Centripetal Force Calculator

What is Centripetal Force
Centripetal force is the force required to keep it in Circular Motion. This force is directed towards the centre.
Centripetal force Formula is
$F_c = \frac {mv^2}{R}$
Where
$F_c$ is the centripetal force
$m$ is the mass of the body
$v$ is the velocity of the object
$R$ is the radius of the circle
SI unit of Centripetal Force is same as Force i.e Newton. It is a vector quantity

Example of Few questions where you can use this Centripetal Force Calculator Question 1
Calculate the Centripetal Force acting on the object moving in a circle of mass 10 kg , radius 10m with velocity 10m/s Solution
Given, r=10 m.,v=10 m/s, m=10 kg,$F_c$=?
Centripetal Force is given by
$F_c = \frac {mv^2}{R}$
$a_c = \frac {10 \times 10^2}{10} = 100 / N$

Question 2
An 0bject of mass 1 kg is moving on a circular path with velocity 5m/s .The centripetal force is 25 N. Find the radius of the circular path?
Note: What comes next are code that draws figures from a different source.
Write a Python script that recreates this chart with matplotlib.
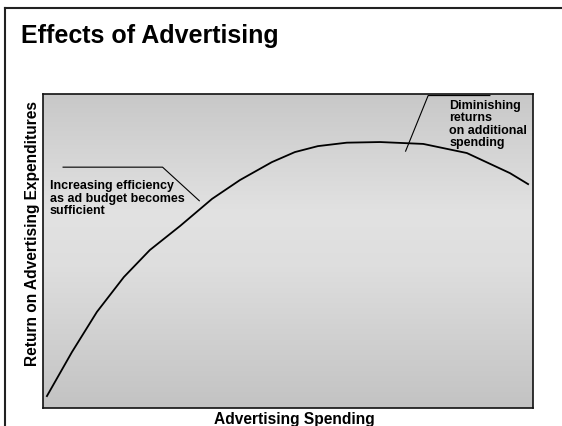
import matplotlib
matplotlib.use("Agg")
import matplotlib.pyplot as plt
import numpy as np
from matplotlib.lines import Line2D

plt.rcParams['font.family'] = ['Liberation Sans', 'DejaVu Sans']

# curve data (arbitrary units)
spend = [0.08, 0.59, 1.10, 1.65, 2.18, 2.80, 3.45, 4.02, 4.67, 5.14, 5.61, 6.20, 6.88, 7.76, 8.65, 9.53, 9.90]
ret   = [0.38, 1.78, 3.06, 4.17, 5.03, 5.80, 6.66, 7.26, 7.83, 8.15, 8.34, 8.45, 8.47, 8.41, 8.12, 7.48, 7.13]

title = "Effects of Advertising"
xlabel = "Advertising Spending"
ylabel = "Return on Advertising Expenditures"
left_note = ["Increasing efficiency", "as ad budget becomes", "sufficient"]
right_note = ["Diminishing", "returns", "on additional", "spending"]

W, H, DPI = 562, 426, 100
fig = plt.figure(figsize=(W / DPI, H / DPI), dpi=DPI)
fig.patch.set_facecolor('white')

# slide frame (left and top)
fig.add_artist(Line2D([5 / W, 5 / W], [0, 1 - 8 / H], color='#222222', lw=1.5))
fig.add_artist(Line2D([5 / W, 1], [1 - 8 / H, 1 - 8 / H], color='#222222', lw=1.5))

L, R, T, B = 43, 533, 94, 408
ax = fig.add_axes([L / W, 1 - B / H, (R - L) / W, (B - T) / H])
ax.set_xlim(0, 10)
ax.set_ylim(0, 10)

# vertical gradient background
stops_y = np.array([0.0, 0.45, 0.62, 1.0])  # from bottom
stops_v = np.array([195, 222, 226, 200]) / 255.0
yy = np.linspace(0, 1, 256)
vals = np.interp(yy, stops_y, stops_v)
img = np.repeat(vals[:, None], 2, axis=1)
img = np.dstack([img, img, img])
ax.imshow(img, extent=[0, 10, 0, 10], origin='lower', aspect='auto', zorder=0)

ax.plot(spend, ret, color='black', lw=1.3, zorder=3)

# leader lines
ax.plot([0.41, 2.44, 3.19], [7.67, 7.67, 6.60], color='black', lw=0.8, zorder=3)
ax.plot([9.12, 7.86, 7.40], [9.95, 9.95, 8.18], color='black', lw=0.8, zorder=3)

fs_note = 9
step = 12.4 * 72 / DPI
for i, line in enumerate(left_note):
    ax.annotate(line, xy=(0.14, 6.97), xytext=(0, -i * step), textcoords='offset points',
                fontsize=fs_note, fontweight='bold', va='baseline', ha='left', zorder=4)
for i, line in enumerate(right_note):
    ax.annotate(line, xy=(8.29, 9.51), xytext=(0, -i * 12.1 * 72 / DPI), textcoords='offset points',
                fontsize=fs_note, fontweight='bold', va='baseline', ha='left', zorder=4)

ax.set_xticks([])
ax.set_yticks([])
for s in ax.spines.values():
    s.set_color('#111111')
    s.set_linewidth(1.2)

fig.text(20.7 / W, 1 - 43.3 / H, title, fontsize=18, fontweight='bold', ha='left', va='baseline')
fig.text(294 / W, 1 - 424 / H, xlabel, fontsize=11.2, fontweight='bold', ha='center', va='baseline')
fig.text(32.5 / W, 1 - 233 / H, ylabel, fontsize=11.2, fontweight='bold', ha='center', va='center',
         rotation=90)

fig.savefig('out.png', dpi=DPI)
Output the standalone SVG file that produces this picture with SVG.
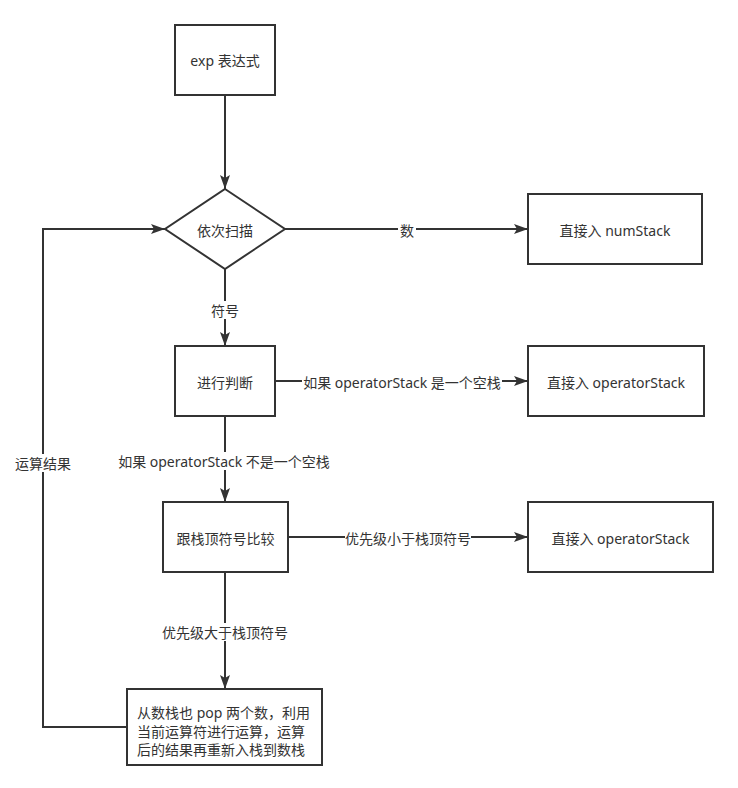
<svg xmlns="http://www.w3.org/2000/svg" width="738" height="788" viewBox="0 0 738 788">
<style>
.n{fill:#fff;stroke:#333;stroke-width:2}
.c{fill:none;stroke:#333;stroke-width:2}
text{font-family:"Noto Sans","Noto Sans CJK SC",sans-serif;font-size:14px;fill:#333;dominant-baseline:central}
.m{text-anchor:middle}
.lb{fill:#fff;stroke:none}
</style>
<defs>
<marker id="arr" markerWidth="14" markerHeight="10" refX="14" refY="5" orient="auto" markerUnits="userSpaceOnUse">
<path d="M0,0 L14,5 L0,10 L3,5 z" fill="#333"/>
</marker>
</defs>
<rect width="738" height="788" fill="#fff"/>
<g id="connectors">
<path class="c" d="M225,95 V189" marker-end="url(#arr)"/>
<path class="c" d="M285,229 H528" marker-end="url(#arr)"/>
<path class="c" d="M225,269 V346" marker-end="url(#arr)"/>
<path class="c" d="M275,381 H528" marker-end="url(#arr)"/>
<path class="c" d="M225,416 V502" marker-end="url(#arr)"/>
<path class="c" d="M288,537 H528" marker-end="url(#arr)"/>
<path class="c" d="M225,572 V689" marker-end="url(#arr)"/>
<path class="c" d="M127,727 H43 V229 H165" marker-end="url(#arr)"/>
<rect class="lb" x="398" y="221" width="18" height="17"/>
<text class="m" x="407" y="230">数</text>
<rect class="lb" x="210" y="301" width="30" height="18"/>
<text class="m" x="225" y="310">符号</text>
<rect class="lb" x="302" y="372" width="200" height="18"/>
<text class="m" x="402" y="382">如果 operatorStack 是一个空栈</text>
<rect class="lb" x="116" y="452" width="216" height="18"/>
<text class="m" x="224" y="461">如果 operatorStack 不是一个空栈</text>
<rect class="lb" x="345" y="529" width="126" height="18"/>
<text class="m" x="408" y="538">优先级小于栈顶符号</text>
<rect class="lb" x="161" y="623" width="130" height="18"/>
<text class="m" x="225" y="632">优先级大于栈顶符号</text>
<rect class="lb" x="14" y="454" width="59" height="18"/>
<text class="m" x="43" y="463">运算结果</text>
</g>
<g id="exp">
<rect class="n" x="175" y="25" width="100" height="70"/>
<text class="m" x="225" y="60">exp 表达式</text>
</g>
<g id="scan">
<path class="n" d="M225,189 L285,229 L225,269 L165,229 Z"/>
<text class="m" x="225" y="230">依次扫描</text>
</g>
<g id="numStack">
<rect class="n" x="528" y="194" width="174" height="70"/>
<text class="m" x="615" y="230">直接入 numStack</text>
</g>
<g id="judge">
<rect class="n" x="175" y="346" width="100" height="70"/>
<text class="m" x="225" y="382">进行判断</text>
</g>
<g id="opStack1">
<rect class="n" x="528" y="346" width="176" height="70"/>
<text class="m" x="616" y="382">直接入 operatorStack</text>
</g>
<g id="compare">
<rect class="n" x="163" y="502" width="125" height="70"/>
<text class="m" x="225.500" y="538">跟栈顶符号比较</text>
</g>
<g id="opStack2">
<rect class="n" x="528" y="502" width="185" height="70"/>
<text class="m" x="620.500" y="538">直接入 operatorStack</text>
</g>
<g id="calc">
<rect class="n" x="127" y="689" width="195" height="76"/>
<text x="137" y="712">从数栈也 pop 两个数，利用</text>
<text x="137" y="731">当前运算符进行运算，运算</text>
<text x="137" y="749">后的结果再重新入栈到数栈</text>
</g>
</svg>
Solution
Given, r=?,v=5 m/s, $F_c=25 \ N$, m=1 lkg
Centripetal Force is given by
$F_c = \frac {mv^2}{R}$
Rearranging for radius
$R= \frac {mv^2}{F_c}$
$R= \frac {1 \times 5^2}{25} = 1 \ m $
Question 3
An body is moving on a circular path of Radius 50 m with velocity 10 m/s.The centripetal force is 50 N. Find the mass of the body Solution
Given, r=50 m,v=10 m/s, $F_c=50 N$, m=?
Centripetal Force is given by
$F_c = \frac {mv^2}{R}$
Rearranging for Mass
$m= \frac {F_c R}{v^2}= \frac {50 \times 50 }{100} = 25 \ kg$

How Centripetal Force Calculator works

If mass,velocity and radius is given, Centripetal Force is calculated as
$F_c = \frac {mv^2}{R}$

If mass, velocity and Centripetal force is given, Radius is calculated as
$R= \frac {mv^2}{F_c}$

If mass, Radius and Centripetal force is given, velocity is calculated as
$v= \sqrt {\frac {F_c R}{m}}$

If Velocity, Radius and Centripetal force is given, mass is calculated as
$m= \frac {F_c R}{v^2}$